Адриан Моул возвращается! Фаны знаменитого недотепы по всему миру ликуют – Сью Таунсенд решилась-таки написать еще одну книгу "Дневников Адриана Моула".Адриану уже 34, он вполне взрослый и солидный человек, отец двух детей и владелец пентхауса в модном районе на берегу канала. Но жизнь его по-прежнему полна невыносимых мук. Новенький пентхаус не радует, поскольку в карманах Адриана зияет огромная брешь, пробитая кредитом. За дверью квартиры подкарауливает семейство лебедей с явным намерением откусить Адриану руку.
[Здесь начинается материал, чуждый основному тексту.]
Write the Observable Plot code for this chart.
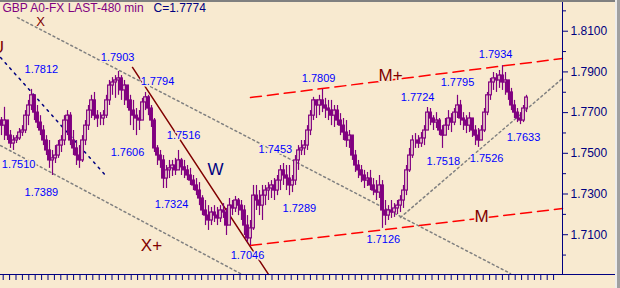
<!DOCTYPE html>
<html><head><meta charset="utf-8">
<script src="https://cdn.jsdelivr.net/npm/d3@7"></script>
<script src="https://cdn.jsdelivr.net/npm/@observablehq/plot@0.6"></script>
<style>
html,body{margin:0;padding:0;background:#f8ead0;}
#wrap{position:relative;width:620px;height:288px;overflow:hidden;background:#f8ead0;}
#wrap:before{content:"";position:absolute;left:0;top:0;width:620px;height:2px;background:#808080;z-index:2;}
#wrap:after{content:"";position:absolute;right:0;top:0;width:3px;height:288px;background:#a0a0a0;border-left:2px solid #ececec;z-index:2;}
svg{display:block;}
</style></head><body><div id="wrap"></div>
<script>
// ---- data (480-min bars, GBP A0-FX) ----
const firstOpen = 1.7661;
const closes = [
1.7636,1.7661,1.7587,1.7548,1.7563,1.7573,1.7602,1.7612,1.7685,1.7735,
1.7785,1.7700,1.7651,1.7612,1.7563,1.7514,1.7465,1.7475,1.7489,1.7538,
1.7563,1.7661,1.7685,1.7563,1.7524,1.7489,1.7465,1.7563,1.7636,1.7710,
1.7760,1.7685,1.7671,1.7671,1.7685,1.7760,1.7833,1.7848,1.7858,1.7868,
1.7809,1.7833,1.7760,1.7710,1.7685,1.7671,1.7661,1.7750,1.7775,1.7720,
1.7661,1.7524,1.7489,1.7465,1.7376,1.7416,1.7426,1.7440,1.7416,1.7465,
1.7431,1.7416,1.7391,1.7366,1.7342,1.7317,1.7278,1.7219,1.7194,1.7170,
1.7209,1.7194,1.7180,1.7219,1.7209,1.7145,1.7243,1.7229,1.7268,1.7243,
1.7219,1.7145,1.7082,1.7131,1.7292,1.7268,1.7243,1.7292,1.7317,1.7327,
1.7342,1.7317,1.7366,1.7416,1.7391,1.7376,1.7342,1.7366,1.7465,1.7514,
1.7524,1.7538,1.7612,1.7685,1.7760,1.7735,1.7760,1.7735,1.7720,1.7710,
1.7685,1.7710,1.7661,1.7636,1.7602,1.7563,1.7587,1.7489,1.7440,1.7416,
1.7391,1.7366,1.7376,1.7342,1.7317,1.7307,1.7342,1.7219,1.7194,1.7219,
1.7209,1.7229,1.7243,1.7268,1.7317,1.7416,1.7489,1.7563,1.7563,1.7548,
1.7573,1.7612,1.7700,1.7671,1.7651,1.7661,1.7612,1.7587,1.7636,1.7671,
1.7651,1.7700,1.7735,1.7671,1.7661,1.7636,1.7671,1.7612,1.7587,1.7563,
1.7612,1.7700,1.7785,1.7848,1.7868,1.7858,1.7882,1.7848,1.7858,1.7799,
1.7735,1.7700,1.7671,1.7661,1.7720,1.7774];
const highs = [
1.7676,1.7726,1.7661,1.7612,1.7587,1.7587,1.7622,1.7636,1.7710,1.7760,
1.7814,1.7785,1.7735,1.7685,1.7636,1.7587,1.7563,1.7514,1.7538,1.7563,
1.7587,1.7685,1.7710,1.7700,1.7612,1.7563,1.7538,1.7587,1.7661,1.7735,
1.7785,1.7799,1.7710,1.7700,1.7710,1.7785,1.7858,1.7872,1.7882,1.7902,
1.7882,1.7858,1.7833,1.7785,1.7760,1.7720,1.7710,1.7770,1.7799,1.7785,
1.7735,1.7671,1.7538,1.7514,1.7489,1.7440,1.7465,1.7465,1.7475,1.7514,
1.7475,1.7465,1.7440,1.7426,1.7391,1.7376,1.7356,1.7292,1.7268,1.7243,
1.7234,1.7243,1.7234,1.7243,1.7253,1.7229,1.7278,1.7268,1.7288,1.7278,
1.7268,1.7243,1.7194,1.7170,1.7342,1.7342,1.7317,1.7342,1.7342,1.7356,
1.7366,1.7376,1.7391,1.7440,1.7450,1.7440,1.7440,1.7391,1.7489,1.7538,
1.7563,1.7563,1.7636,1.7710,1.7775,1.7760,1.7785,1.7814,1.7770,1.7760,
1.7760,1.7735,1.7735,1.7695,1.7671,1.7661,1.7612,1.7563,1.7514,1.7465,
1.7440,1.7416,1.7406,1.7416,1.7376,1.7366,1.7391,1.7366,1.7268,1.7243,
1.7268,1.7253,1.7268,1.7292,1.7342,1.7440,1.7524,1.7587,1.7597,1.7587,
1.7602,1.7636,1.7725,1.7720,1.7685,1.7700,1.7671,1.7636,1.7671,1.7710,
1.7695,1.7720,1.7785,1.7760,1.7700,1.7685,1.7700,1.7671,1.7636,1.7622,
1.7636,1.7720,1.7799,1.7868,1.7897,1.7892,1.7907,1.7931,1.7897,1.7858,
1.7819,1.7760,1.7720,1.7700,1.7735,1.7785];
const lows = [
1.7587,1.7563,1.7563,1.7524,1.7514,1.7548,1.7563,1.7583,1.7597,1.7636,
1.7710,1.7661,1.7622,1.7587,1.7538,1.7489,1.7426,1.7391,1.7450,1.7475,
1.7504,1.7538,1.7587,1.7538,1.7489,1.7440,1.7426,1.7455,1.7538,1.7612,
1.7671,1.7661,1.7627,1.7636,1.7636,1.7671,1.7735,1.7785,1.7770,1.7785,
1.7760,1.7735,1.7720,1.7636,1.7612,1.7587,1.7612,1.7671,1.7710,1.7685,
1.7627,1.7504,1.7440,1.7426,1.7327,1.7327,1.7376,1.7386,1.7391,1.7416,
1.7391,1.7376,1.7366,1.7342,1.7317,1.7292,1.7243,1.7194,1.7145,1.7121,
1.7145,1.7160,1.7145,1.7160,1.7180,1.7096,1.7170,1.7194,1.7209,1.7194,
1.7170,1.7096,1.7062,1.7047,1.7121,1.7219,1.7194,1.7170,1.7243,1.7268,
1.7278,1.7268,1.7292,1.7317,1.7342,1.7317,1.7292,1.7307,1.7342,1.7416,
1.7489,1.7489,1.7514,1.7587,1.7661,1.7671,1.7685,1.7700,1.7671,1.7661,
1.7636,1.7627,1.7636,1.7587,1.7563,1.7529,1.7524,1.7465,1.7406,1.7376,
1.7356,1.7327,1.7337,1.7317,1.7292,1.7268,1.7278,1.7131,1.7145,1.7170,
1.7180,1.7185,1.7199,1.7209,1.7229,1.7292,1.7406,1.7475,1.7524,1.7524,
1.7529,1.7538,1.7612,1.7636,1.7612,1.7622,1.7587,1.7524,1.7587,1.7612,
1.7602,1.7636,1.7671,1.7636,1.7612,1.7597,1.7602,1.7578,1.7538,1.7529,
1.7563,1.7602,1.7685,1.7760,1.7809,1.7799,1.7819,1.7809,1.7785,1.7760,
1.7710,1.7671,1.7651,1.7641,1.7651,1.7700];

// price labels: text, bar position, price level of the label
const labelText = ["1.7812","1.7903","1.7794","1.7510","1.7389","1.7606","1.7516","1.7453","1.7324","1.7046","1.7289","1.7809","1.7126","1.7724","1.7795","1.7518","1.7526","1.7934","1.7633"];
const labelBar  = [13.3,38.7,52,5.7,13.3,42,60.7,91.3,56.7,82,99.3,105.7,127.3,138.7,152,147.3,161.7,164.7,174];
const labelAt   = [1.7912,1.7971,1.7853,1.7445,1.7308,1.7504,1.7588,1.7519,1.7249,1.6998,1.7229,1.7868,1.7077,1.7774,1.7848,1.7460,1.7475,1.7986,1.7578];

// wave letters
const waveText = ["U","X+","M+","M"];
const waveBar  = [-1.2,50,129.7,160];
const waveAt   = [1.8020,1.7047,1.7882,1.7190];
const topText = ["X"], topBar = [13], topAt = [1.8146];
const wText = ["W"], wBar = [71.3], wAt = [1.7421];

// trend lines (bar, price)
const blueDotted = [{bar:-0.33, price:1.7971},{bar:35.33, price:1.7381}];
const grayUpper  = [{bar:5.33, price:1.8167},{bar:169.67, price:1.6909}];
const grayLower  = [{bar:-0.33, price:1.7538},{bar:79.67, price:1.6909}];
const grayRising = [{bar:133, price:1.7185},{bar:187, price:1.7868}];
const maroonLine = [{bar:43.67, price:1.7922},{bar:89, price:1.6905}];
const channelTop = [{bar:83, price:1.7774},{bar:187, price:1.7966}];
const channelBot = [{bar:83, price:1.7047},{bar:187, price:1.7229}];

// axis ticks
const yMajor = [1.71,1.73,1.75,1.77,1.79,1.81];
const yMinor = [1.70,1.72,1.74,1.76,1.78,1.80,1.82];
const title = "GBP A0-FX LAST-480 min";
const lastLabel = "C=1.7774";

// ---- chart ----
const BG = "#f8ead0", PURPLE = "#800080", NAVY = "#000080";
const xDom = [-1/3, 187], yDom = [1.69045, 1.82509];
const xTicks = d3.range(87).map(k => 0.567 + k * 2.1333);
const bars = closes.map((c, i) => ({i, open: i ? closes[i-1] : firstOpen, close: c, high: highs[i], low: lows[i]}));
const labels = labelText.map((t, k) => ({t, bar: labelBar[k], at: labelAt[k]}));
const waves = waveText.map((t, k) => ({t, bar: waveBar[k], at: waveAt[k]}));
const topX = topText.map((t, k) => ({t, bar: topBar[k], at: topAt[k]}));
const wl = wText.map((t, k) => ({t, bar: wBar[k], at: wAt[k]}));

const chart = Plot.plot({
  width: 620, height: 288,
  marginTop: 0, marginRight: 58, marginBottom: 14, marginLeft: 0,
  style: {background: "transparent", color: NAVY, fontFamily: "'Liberation Sans', Arial, sans-serif", fontSize: "12px"},
  x: {domain: xDom, axis: null},
  y: {domain: yDom, axis: null},
  marks: [
    Plot.line(grayUpper, {x: "bar", y: "price", stroke: "#808080", strokeDasharray: "2,3"}),
    Plot.line(grayLower, {x: "bar", y: "price", stroke: "#808080", strokeDasharray: "2,3"}),
    Plot.line(grayRising, {x: "bar", y: "price", stroke: "#808080", strokeDasharray: "2,3"}),
    Plot.line(blueDotted, {x: "bar", y: "price", stroke: NAVY, strokeDasharray: "2,5"}),
    Plot.line(maroonLine, {x: "bar", y: "price", stroke: "#800000"}),
    Plot.line(channelTop, {x: "bar", y: "price", stroke: "#ff0000", strokeWidth: 1.5, strokeDasharray: "11,6"}),
    Plot.line(channelBot, {x: "bar", y: "price", stroke: "#ff0000", strokeWidth: 1.5, strokeDasharray: "11,6"}),
    Plot.ruleX(bars, {x: "i", y1: "low", y2: "high", stroke: PURPLE, strokeWidth: 1.2}),
    Plot.rect(bars, {x1: d => d.i - 0.45, x2: d => d.i + 0.45, y1: "open", y2: "close",
      fill: d => d.close >= d.open ? BG : PURPLE, stroke: PURPLE, strokeWidth: 1.2}),
    Plot.text(labels, {x: "bar", y: "at", text: "t", fill: "#0000ff", fontSize: 11,
      textAnchor: "middle", lineAnchor: "middle", stroke: BG, strokeWidth: 3}),
    Plot.text(waves, {x: "bar", y: "at", text: "t", fill: "#800000", fontSize: 17,
      textAnchor: "middle", lineAnchor: "middle", stroke: BG, strokeWidth: 3}),
    Plot.text(topX, {x: "bar", y: "at", text: "t", fill: "#800000", fontSize: 13,
      textAnchor: "middle", lineAnchor: "middle"}),
    Plot.text(wl, {x: "bar", y: "at", text: "t", fill: NAVY, fontSize: 17,
      textAnchor: "middle", lineAnchor: "middle"}),
    Plot.ruleX([xDom[1]], {y1: yDom[0], y2: yDom[1], stroke: NAVY}),
    Plot.ruleY([yDom[0]], {x1: xDom[0], x2: 204.67, stroke: NAVY}),
    Plot.axisY(yMajor, {anchor: "right", tickSize: 5, tickPadding: 3, tickFormat: d3.format(".4f"), fontSize: 12}),
    Plot.axisY(yMinor, {anchor: "right", tickSize: 3, tickFormat: () => ""}),
    Plot.axisX(xTicks, {anchor: "bottom", tickSize: 6, tickFormat: () => ""}),
    Plot.text([title], {text: d => d, frameAnchor: "top-left", dx: 2, dy: 3, textAnchor: "start", lineAnchor: "top", fill: PURPLE, fontSize: 12}),
    Plot.text([lastLabel], {text: d => d, frameAnchor: "top-left", dx: 153, dy: 3, textAnchor: "start", lineAnchor: "top", fill: NAVY, fontSize: 12})
  ]
});
document.getElementById("wrap").appendChild(chart);
</script></body></html>
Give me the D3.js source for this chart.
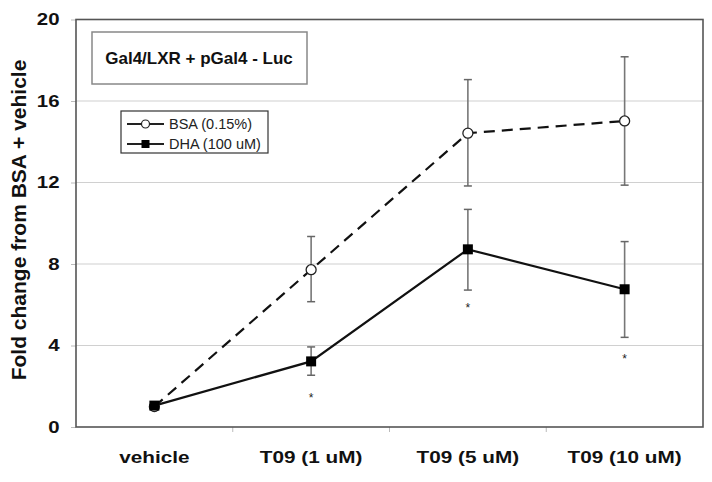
<!DOCTYPE html>
<html><head><meta charset="utf-8">
<script src="https://cdn.jsdelivr.net/npm/d3@7"></script>
<style>body{margin:0;background:#fff}svg{display:block}</style>
</head><body>
<svg id="c" width="712" height="482"></svg>
<script>
const categories = ["vehicle", "T09 (1 uM)", "T09 (5 uM)", "T09 (10 uM)"];
const bsaValues = [1.0, 7.72, 14.42, 15.02];
const bsaUpper  = [1.0, 9.35, 17.05, 18.17];
const bsaLower  = [1.0, 6.15, 11.83, 11.87];
const dhaValues = [1.05, 3.22, 8.72, 6.76];
const dhaUpper  = [1.05, 3.93, 10.68, 9.1];
const dhaLower  = [1.05, 2.54, 6.72, 4.4];
const starLevels = [null, 1.55, 6.0, 3.5];
const yTicks = [0, 4, 8, 12, 16, 20];
const seriesNames = ["BSA (0.15%)", "DHA (100 uM)"];
const titleText = "Gal4/LXR + pGal4 - Luc";
const yLabel = "Fold change from BSA + vehicle";

const svg = d3.select("#c");
const m = {l:76, r:703, t:19.5, b:427};
const x = d3.scaleBand().domain(categories).range([m.l, m.r]);
const y = d3.scaleLinear().domain([0, 20]).range([m.b, m.t]);
const cx = c => x(c) + x.bandwidth()/2;
const font = "Arial, 'Liberation Sans', sans-serif";

// gridlines
svg.append("g").selectAll("line").data(yTicks.filter(t => t>0 && t<20)).join("line")
  .attr("x1", m.l).attr("x2", m.r).attr("y1", d=>y(d)).attr("y2", d=>y(d))
  .attr("stroke", "#d0d0d0").attr("stroke-width", 1.2);

// y axis
const ya = svg.append("g").attr("transform", `translate(${m.l},0)`)
  .call(d3.axisLeft(y).tickValues(yTicks).tickSize(5));
ya.select(".domain").remove();
ya.selectAll("line").attr("stroke", "#bbb");
ya.selectAll("text").attr("x", 0).attr("transform", "translate(-16.5,0) scale(1.2,1)")
  .attr("font-family", font).attr("font-weight", "bold")
  .attr("font-size", 17).attr("fill", "#111");

// x axis
const xa = svg.append("g").attr("transform", `translate(0,${m.b})`)
  .call(d3.axisBottom(x).tickSize(0).tickPadding(24));
xa.select(".domain").remove();
xa.selectAll("text").attr("transform", "scale(1.22,1)")
  .attr("font-family", font).attr("font-weight", "bold")
  .attr("font-size", 17).attr("fill", "#111");
// boundary ticks
svg.append("g").selectAll("line").data(categories.slice(1)).join("line")
  .attr("x1", d=>x(d)).attr("x2", d=>x(d)).attr("y1", m.b).attr("y2", m.b+5)
  .attr("stroke", "#bbb");

// plot border
svg.append("rect").attr("x", m.l).attr("y", m.t).attr("width", m.r-m.l).attr("height", m.b-m.t)
  .attr("fill", "none").attr("stroke", "#555").attr("stroke-width", 1.6);

// y label
svg.append("text").attr("transform", `translate(25.5,220) rotate(-90)`)
  .attr("text-anchor", "middle").attr("font-family", font).attr("font-weight", "bold")
  .attr("font-size", 21).attr("fill", "#111").text(yLabel);

// error bars
function errBars(up, lo) {
  const g = svg.append("g");
  categories.forEach((c, i) => {
    if (up[i] === lo[i]) return;
    const xx = cx(c);
    g.append("line").attr("x1", xx).attr("x2", xx).attr("y1", y(up[i])).attr("y2", y(lo[i]))
      .attr("stroke", "#777").attr("stroke-width", 1.6);
    [up[i], lo[i]].forEach(v => g.append("line").attr("x1", xx-4).attr("x2", xx+4)
      .attr("y1", y(v)).attr("y2", y(v)).attr("stroke", "#666").attr("stroke-width", 1.5));
  });
}
errBars(bsaUpper, bsaLower);
errBars(dhaUpper, dhaLower);

const line = d3.line().x((d,i)=>cx(categories[i])).y(d=>y(d));
svg.append("path").datum(bsaValues).attr("d", line).attr("fill", "none")
  .attr("stroke", "#111").attr("stroke-width", 2.2).attr("stroke-dasharray", "11,7");
svg.append("path").datum(dhaValues).attr("d", line).attr("fill", "none")
  .attr("stroke", "#111").attr("stroke-width", 2.2);

svg.append("g").selectAll("circle").data(bsaValues).join("circle")
  .attr("cx", (d,i)=>cx(categories[i])).attr("cy", d=>y(d)).attr("r", 5)
  .attr("fill", "#fff").attr("stroke", "#222").attr("stroke-width", 1.3);
svg.append("g").selectAll("rect").data(dhaValues).join("rect")
  .attr("x", (d,i)=>cx(categories[i])-5).attr("y", d=>y(d)-5).attr("width", 10).attr("height", 10)
  .attr("fill", "#000");

// stars
svg.append("g").selectAll("text").data(categories.filter((c,i)=>starLevels[i] !== null)).join("text")
  .attr("x", d=>cx(d)).attr("y", d=>y(starLevels[categories.indexOf(d)]) + 7)
  .attr("text-anchor", "middle").attr("font-family", font).attr("font-size", 12).attr("fill", "#222")
  .text("*");

// title box
svg.append("rect").attr("x", 92).attr("y", 32).attr("width", 215).attr("height", 52)
  .attr("fill", "#fff").attr("stroke", "#888").attr("stroke-width", 1.5);
svg.append("text").attr("x", 199).attr("y", 64).attr("text-anchor", "middle")
  .attr("font-family", font).attr("font-weight", "bold").attr("font-size", 17).attr("fill", "#111")
  .text(titleText);

// legend
svg.append("rect").attr("x", 121).attr("y", 111).attr("width", 147).attr("height", 42)
  .attr("fill", "#fff").attr("stroke", "#333").attr("stroke-width", 1.2);
const leg = [{n: seriesNames[0], t:"c"}, {n: seriesNames[1], t:"s"}];
leg.forEach((d, i) => {
  const ly = 124 + i*20;
  svg.append("line").attr("x1", 127).attr("x2", 164).attr("y1", ly).attr("y2", ly)
    .attr("stroke", "#222").attr("stroke-width", 1.8);
  if (d.t === "c") svg.append("circle").attr("cx", 145.5).attr("cy", ly).attr("r", 4)
    .attr("fill", "#fff").attr("stroke", "#222").attr("stroke-width", 1.2);
  else svg.append("rect").attr("x", 141.5).attr("y", ly-4).attr("width", 8).attr("height", 8).attr("fill", "#000");
  svg.append("text").attr("x", 169).attr("y", ly+5).attr("font-family", font)
    .attr("font-size", 14.5).attr("fill", "#222").text(d.n);
});
</script>
</body></html>
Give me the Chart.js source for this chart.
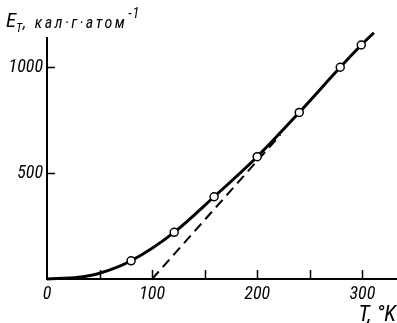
<!DOCTYPE html>
<html><head><meta charset="utf-8">
<script src="https://cdn.jsdelivr.net/npm/chart.js@4"></script>
<style>html,body{margin:0;padding:0;background:#fff}#w{width:397px;height:323px}</style>
</head><body><div id="w"><canvas id="c"></canvas></div>
<script>
const curveT = [0, 30, 50, 80, 121, 159, 200, 240, 279, 299, 311];
const curveE = [0, 8, 27, 86, 220, 388, 577, 786, 999, 1104, 1162];
const pointT = [80, 121, 159, 200, 240, 279, 299];
const pointE = [86, 220, 388, 577, 786, 999, 1104];
const dashT = [100, 222];
const dashE = [0, 680];
const xLabelTicks = [0, 100, 200, 300];
const xTickMarks = [50, 100, 150, 200, 250, 300];
const yLabelTicks = [500, 1000];
const yTickMarks = [500, 1000];

const FONT = "'Roboto Condensed','DejaVu Sans Condensed',sans-serif";
const toXY = (xs, ys) => xs.map((x, i) => ({x, y: ys[i]}));

const extras = {
  id: 'extras',
  afterDraw(chart) {
    const ctx = chart.ctx, xs = chart.scales.x, ys = chart.scales.y, a = chart.chartArea;
    ctx.save();
    ctx.strokeStyle = '#000'; ctx.lineWidth = 1.5;
    xTickMarks.forEach(v => { const p = Math.round(xs.getPixelForValue(v)) + 0.5; ctx.beginPath(); ctx.moveTo(p, a.bottom); ctx.lineTo(p, a.bottom - 9); ctx.stroke(); });
    yTickMarks.forEach(v => { const p = Math.round(ys.getPixelForValue(v)) + 0.5; ctx.beginPath(); ctx.moveTo(a.left, p); ctx.lineTo(a.left + 8, p); ctx.stroke(); });
    ctx.fillStyle = '#000'; ctx.textBaseline = 'alphabetic'; ctx.textAlign = 'left';
    // y title
    ctx.font = "italic 21px " + FONT; ctx.fillText('E', 6, 27);
    ctx.font = "italic 12px " + FONT; ctx.fillText('T', 16, 32);
    ctx.font = "italic 16px " + FONT;
    if ('letterSpacing' in ctx) ctx.letterSpacing = '2.5px';
    ctx.fillText(', кал·г·атом', 23, 28);
    const w = ctx.measureText(', кал·г·атом').width;
    if ('letterSpacing' in ctx) ctx.letterSpacing = '1px';
    ctx.font = "italic 14px " + FONT; ctx.fillText('-1', 23 + w + 1, 18);
    // x title
    ctx.font = "italic 22px " + FONT; ctx.textAlign = 'right';
    if ('letterSpacing' in ctx) ctx.letterSpacing = '0px';
    ctx.fillText('T, °K', 396, 321);
    ctx.restore();
  }
};

new Chart(document.getElementById('c'), {
  type: 'line',
  data: { datasets: [
    { data: toXY(curveT, curveE), borderColor: '#000', borderWidth: 3, pointRadius: 0, cubicInterpolationMode: 'monotone', clip: false, order: 2 },
    { data: toXY(dashT, dashE), borderColor: '#000', borderWidth: 2, borderDash: [10, 6], pointRadius: 0, tension: 0, clip: false, order: 3 },
    { data: toXY(pointT, pointE), showLine: false, pointRadius: 4, pointBackgroundColor: '#fff', pointBorderColor: '#000', pointBorderWidth: 1.5, clip: false, order: 1 }
  ]},
  plugins: [extras],
  options: {
    responsive: true, maintainAspectRatio: false, animation: false,
    layout: { autoPadding: false, padding: { top: 38, right: 0, left: 0, bottom: 0 } },
    plugins: { legend: { display: false }, tooltip: { enabled: false } },
    scales: {
      x: { type: 'linear', min: 0, max: 333,
        afterBuildTicks: s => { s.ticks = xLabelTicks.map(v => ({value: v})); },
        afterFit: s => { s.height = 44; s.paddingLeft = 0; s.paddingRight = 0; },
        grid: { display: false, drawTicks: false },
        border: { display: true, color: '#000', width: 2 },
        ticks: { color: '#000', padding: 5, maxRotation: 0, autoSkip: false, callback: v => String(v), font: { family: FONT, size: 18, style: 'italic' } } },
      y: { type: 'linear', min: 0, max: 1137,
        afterBuildTicks: s => { s.ticks = yLabelTicks.map(v => ({value: v})); },
        afterFit: s => { s.width = 47; s.paddingTop = 0; s.paddingBottom = 0; },
        grid: { display: false, drawTicks: false },
        border: { display: true, color: '#000', width: 2 },
        ticks: { color: '#000', padding: 4, autoSkip: false, callback: v => String(v), font: { family: FONT, size: 18, style: 'italic' } } }
    }
  }
});
</script></body></html>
А по городу рыскает кошмарное создание по имени Маргаритка с одной-единственной целью – надеть на палец Адриана обручальное кольцо. Не радует Адриана и общественная жизнь. Его кумир Тони Блэр на пару с приятелем Бушем развязал войну в Ираке, а Адриан так хотел понежиться на ласковом ближневосточном солнышке. Адриан и в новой книге – все тот же романтик, тоскующий по лучшему, совершенному миру, а Сью Таунсенд остается самым душевным и ироничным писателем в современной английской литературе. Можно с абсолютной уверенностью говорить, что Адриан Моул – самый успешный комический герой последней четверти века, и что самое поразительное – свой пьедестал он не собирается никому уступать.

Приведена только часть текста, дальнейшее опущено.